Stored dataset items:
— Begin —

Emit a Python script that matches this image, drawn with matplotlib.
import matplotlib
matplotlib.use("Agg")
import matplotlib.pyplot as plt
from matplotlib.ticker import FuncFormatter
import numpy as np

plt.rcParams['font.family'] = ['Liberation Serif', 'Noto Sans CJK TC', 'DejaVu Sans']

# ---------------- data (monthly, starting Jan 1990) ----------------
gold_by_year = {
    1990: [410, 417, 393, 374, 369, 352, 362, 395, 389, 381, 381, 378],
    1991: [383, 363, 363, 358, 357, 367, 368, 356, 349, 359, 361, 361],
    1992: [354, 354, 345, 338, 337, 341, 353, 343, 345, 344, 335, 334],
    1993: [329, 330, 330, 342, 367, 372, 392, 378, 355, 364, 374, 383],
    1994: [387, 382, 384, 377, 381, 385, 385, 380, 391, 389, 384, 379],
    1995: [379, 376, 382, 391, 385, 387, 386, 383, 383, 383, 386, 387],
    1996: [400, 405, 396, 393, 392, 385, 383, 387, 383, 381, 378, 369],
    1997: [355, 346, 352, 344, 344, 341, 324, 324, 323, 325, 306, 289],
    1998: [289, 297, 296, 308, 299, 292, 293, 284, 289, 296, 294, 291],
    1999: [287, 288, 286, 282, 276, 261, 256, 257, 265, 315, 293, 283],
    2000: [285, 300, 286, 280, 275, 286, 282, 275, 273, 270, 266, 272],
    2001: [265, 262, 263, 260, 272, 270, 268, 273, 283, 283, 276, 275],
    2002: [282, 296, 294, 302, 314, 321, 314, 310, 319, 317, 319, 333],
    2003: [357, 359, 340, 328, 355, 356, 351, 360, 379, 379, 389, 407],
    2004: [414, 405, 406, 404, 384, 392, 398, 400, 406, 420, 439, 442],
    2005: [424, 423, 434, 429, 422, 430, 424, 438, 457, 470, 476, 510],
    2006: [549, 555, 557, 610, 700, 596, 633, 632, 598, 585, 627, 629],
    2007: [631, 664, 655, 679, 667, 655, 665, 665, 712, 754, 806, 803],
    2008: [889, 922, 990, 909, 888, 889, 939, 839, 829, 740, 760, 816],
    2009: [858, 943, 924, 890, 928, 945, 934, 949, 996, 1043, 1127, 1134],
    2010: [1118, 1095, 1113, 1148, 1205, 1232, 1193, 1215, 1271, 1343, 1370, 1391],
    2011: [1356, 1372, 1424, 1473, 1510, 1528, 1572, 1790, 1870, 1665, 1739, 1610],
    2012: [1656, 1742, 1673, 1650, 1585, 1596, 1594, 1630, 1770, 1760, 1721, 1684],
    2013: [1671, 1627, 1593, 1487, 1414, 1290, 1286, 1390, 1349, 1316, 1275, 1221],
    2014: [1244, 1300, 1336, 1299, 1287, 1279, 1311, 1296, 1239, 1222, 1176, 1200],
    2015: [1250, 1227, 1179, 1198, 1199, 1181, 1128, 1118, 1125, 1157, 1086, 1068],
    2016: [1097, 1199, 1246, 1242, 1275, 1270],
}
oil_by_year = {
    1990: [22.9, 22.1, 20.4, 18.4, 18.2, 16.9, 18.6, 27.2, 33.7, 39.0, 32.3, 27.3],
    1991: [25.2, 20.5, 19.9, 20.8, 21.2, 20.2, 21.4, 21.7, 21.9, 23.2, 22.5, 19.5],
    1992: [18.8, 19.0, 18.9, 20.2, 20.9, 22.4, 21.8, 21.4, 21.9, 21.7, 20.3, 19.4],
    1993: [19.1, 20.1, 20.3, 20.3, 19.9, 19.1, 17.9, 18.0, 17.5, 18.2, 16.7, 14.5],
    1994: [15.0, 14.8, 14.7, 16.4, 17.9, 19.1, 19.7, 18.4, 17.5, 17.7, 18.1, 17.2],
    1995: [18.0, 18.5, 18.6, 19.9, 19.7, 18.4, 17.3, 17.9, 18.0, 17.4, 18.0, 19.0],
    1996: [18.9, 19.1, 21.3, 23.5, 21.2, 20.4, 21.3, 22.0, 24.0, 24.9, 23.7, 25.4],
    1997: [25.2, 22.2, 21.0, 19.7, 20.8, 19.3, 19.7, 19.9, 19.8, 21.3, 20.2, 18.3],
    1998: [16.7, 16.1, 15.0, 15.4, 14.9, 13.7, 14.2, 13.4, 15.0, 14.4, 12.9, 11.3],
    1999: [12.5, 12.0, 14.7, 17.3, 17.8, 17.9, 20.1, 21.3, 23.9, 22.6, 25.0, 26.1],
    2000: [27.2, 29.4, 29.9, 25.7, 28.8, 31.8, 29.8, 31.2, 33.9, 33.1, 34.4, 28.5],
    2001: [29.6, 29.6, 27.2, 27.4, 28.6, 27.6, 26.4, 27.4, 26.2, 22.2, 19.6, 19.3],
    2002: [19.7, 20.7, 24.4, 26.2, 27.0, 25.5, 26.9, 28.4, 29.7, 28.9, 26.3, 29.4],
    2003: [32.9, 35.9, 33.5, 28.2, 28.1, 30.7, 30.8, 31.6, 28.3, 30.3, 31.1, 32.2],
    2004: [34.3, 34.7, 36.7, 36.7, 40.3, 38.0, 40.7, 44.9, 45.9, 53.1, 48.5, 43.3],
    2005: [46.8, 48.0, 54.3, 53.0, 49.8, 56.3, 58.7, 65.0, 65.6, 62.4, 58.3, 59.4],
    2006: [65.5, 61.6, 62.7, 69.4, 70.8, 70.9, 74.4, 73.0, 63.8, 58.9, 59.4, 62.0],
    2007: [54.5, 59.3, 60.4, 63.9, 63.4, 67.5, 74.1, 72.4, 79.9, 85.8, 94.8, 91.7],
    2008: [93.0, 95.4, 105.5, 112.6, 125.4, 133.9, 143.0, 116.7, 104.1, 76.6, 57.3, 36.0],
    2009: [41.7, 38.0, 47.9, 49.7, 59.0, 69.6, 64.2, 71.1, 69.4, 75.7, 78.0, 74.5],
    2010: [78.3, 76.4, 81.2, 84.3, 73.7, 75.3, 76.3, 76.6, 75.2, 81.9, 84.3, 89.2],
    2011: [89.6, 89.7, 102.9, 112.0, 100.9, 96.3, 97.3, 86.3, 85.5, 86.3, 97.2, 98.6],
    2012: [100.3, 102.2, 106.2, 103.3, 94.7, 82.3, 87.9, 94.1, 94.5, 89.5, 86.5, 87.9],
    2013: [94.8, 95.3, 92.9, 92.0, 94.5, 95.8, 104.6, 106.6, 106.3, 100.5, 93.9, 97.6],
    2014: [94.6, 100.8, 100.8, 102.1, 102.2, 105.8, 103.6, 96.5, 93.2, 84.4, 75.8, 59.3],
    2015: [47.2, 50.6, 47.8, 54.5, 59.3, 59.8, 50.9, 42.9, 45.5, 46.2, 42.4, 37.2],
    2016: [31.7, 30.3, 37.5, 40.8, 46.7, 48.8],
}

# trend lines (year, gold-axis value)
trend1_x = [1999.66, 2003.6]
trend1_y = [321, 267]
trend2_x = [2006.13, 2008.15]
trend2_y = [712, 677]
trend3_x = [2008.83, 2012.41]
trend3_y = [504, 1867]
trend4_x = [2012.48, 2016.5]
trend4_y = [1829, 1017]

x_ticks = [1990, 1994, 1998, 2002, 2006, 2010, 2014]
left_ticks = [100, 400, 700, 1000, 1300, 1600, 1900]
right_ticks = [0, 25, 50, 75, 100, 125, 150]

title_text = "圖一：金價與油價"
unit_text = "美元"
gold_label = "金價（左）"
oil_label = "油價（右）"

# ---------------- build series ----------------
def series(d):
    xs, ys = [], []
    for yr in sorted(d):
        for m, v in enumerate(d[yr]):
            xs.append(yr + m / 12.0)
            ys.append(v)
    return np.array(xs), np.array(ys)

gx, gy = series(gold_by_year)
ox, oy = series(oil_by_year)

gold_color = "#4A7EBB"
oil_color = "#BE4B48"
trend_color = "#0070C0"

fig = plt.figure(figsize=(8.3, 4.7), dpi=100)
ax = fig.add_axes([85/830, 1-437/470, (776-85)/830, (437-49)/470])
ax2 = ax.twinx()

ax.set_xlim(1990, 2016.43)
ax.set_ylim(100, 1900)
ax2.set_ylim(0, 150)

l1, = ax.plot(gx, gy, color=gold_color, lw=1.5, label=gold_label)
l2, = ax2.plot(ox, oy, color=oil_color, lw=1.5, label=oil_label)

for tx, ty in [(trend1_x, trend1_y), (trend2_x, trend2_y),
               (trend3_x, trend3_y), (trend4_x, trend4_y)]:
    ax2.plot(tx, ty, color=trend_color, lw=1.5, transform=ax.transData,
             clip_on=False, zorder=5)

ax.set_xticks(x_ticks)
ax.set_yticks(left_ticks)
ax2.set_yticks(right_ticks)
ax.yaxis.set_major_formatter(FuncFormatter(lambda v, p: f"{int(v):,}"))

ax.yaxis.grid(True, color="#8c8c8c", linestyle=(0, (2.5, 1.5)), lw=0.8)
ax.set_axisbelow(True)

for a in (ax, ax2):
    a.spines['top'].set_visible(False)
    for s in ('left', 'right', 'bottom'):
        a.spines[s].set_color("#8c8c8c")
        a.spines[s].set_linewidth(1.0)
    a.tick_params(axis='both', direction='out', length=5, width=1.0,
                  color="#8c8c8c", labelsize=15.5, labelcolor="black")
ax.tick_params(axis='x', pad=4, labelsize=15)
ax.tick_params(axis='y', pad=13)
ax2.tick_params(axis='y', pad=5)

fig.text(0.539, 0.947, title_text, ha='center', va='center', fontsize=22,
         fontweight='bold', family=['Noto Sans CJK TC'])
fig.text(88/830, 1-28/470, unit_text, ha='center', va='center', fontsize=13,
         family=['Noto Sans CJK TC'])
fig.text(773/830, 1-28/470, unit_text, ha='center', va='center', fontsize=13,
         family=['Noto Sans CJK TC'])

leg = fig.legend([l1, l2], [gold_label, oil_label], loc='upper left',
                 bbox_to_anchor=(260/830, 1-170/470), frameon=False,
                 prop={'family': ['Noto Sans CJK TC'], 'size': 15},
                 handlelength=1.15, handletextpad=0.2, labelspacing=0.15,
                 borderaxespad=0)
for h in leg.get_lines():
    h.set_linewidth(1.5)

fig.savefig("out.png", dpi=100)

— End —
— Begin —

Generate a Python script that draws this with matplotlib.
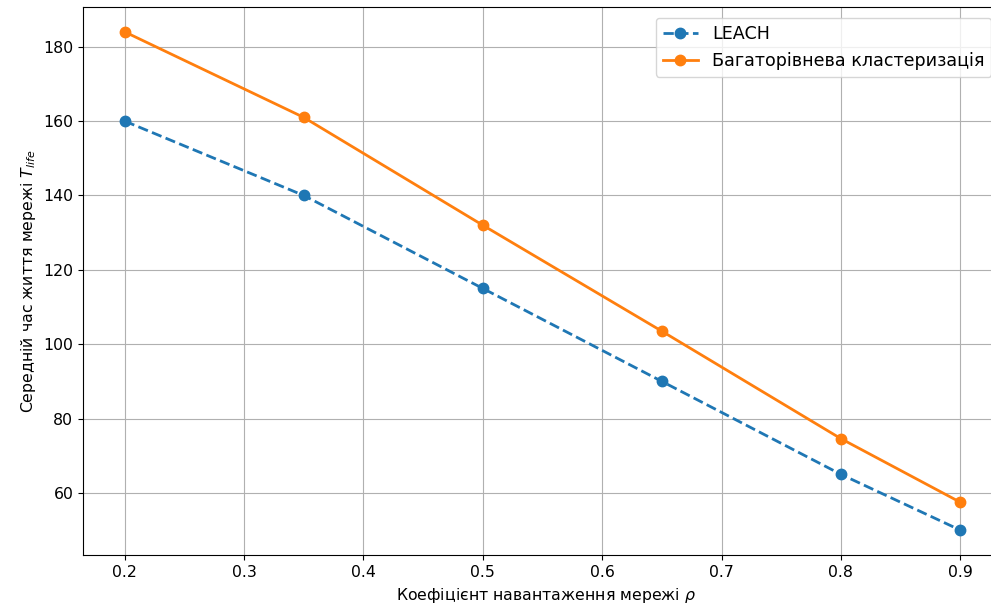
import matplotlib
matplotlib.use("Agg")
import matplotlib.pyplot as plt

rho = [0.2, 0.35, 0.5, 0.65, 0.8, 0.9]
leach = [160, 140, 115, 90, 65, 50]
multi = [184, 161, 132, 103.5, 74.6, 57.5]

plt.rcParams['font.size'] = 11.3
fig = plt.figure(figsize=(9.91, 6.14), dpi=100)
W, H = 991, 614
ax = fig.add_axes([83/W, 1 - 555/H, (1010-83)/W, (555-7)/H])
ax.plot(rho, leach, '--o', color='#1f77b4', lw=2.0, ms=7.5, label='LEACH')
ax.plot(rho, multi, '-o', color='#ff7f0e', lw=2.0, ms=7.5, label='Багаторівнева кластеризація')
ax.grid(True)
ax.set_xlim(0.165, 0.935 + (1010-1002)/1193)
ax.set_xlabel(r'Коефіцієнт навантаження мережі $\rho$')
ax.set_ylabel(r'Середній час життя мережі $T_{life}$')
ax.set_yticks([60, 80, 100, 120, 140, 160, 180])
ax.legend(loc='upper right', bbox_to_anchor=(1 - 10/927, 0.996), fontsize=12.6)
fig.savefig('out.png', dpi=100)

— End —

* Problem description: Retype, word for word, every line from the line with "Emit a Python" to the line with "plt.rcParams['font.family'] = ['Liberation", inclusive. Add nothing.

* Answer to this task:
Emit a Python script that matches this image, drawn with matplotlib.
import matplotlib
matplotlib.use("Agg")
import matplotlib.pyplot as plt
from matplotlib.ticker import FuncFormatter
import numpy as np

plt.rcParams['font.family'] = ['Liberation Serif', 'Noto Sans CJK TC', 'DejaVu Sans']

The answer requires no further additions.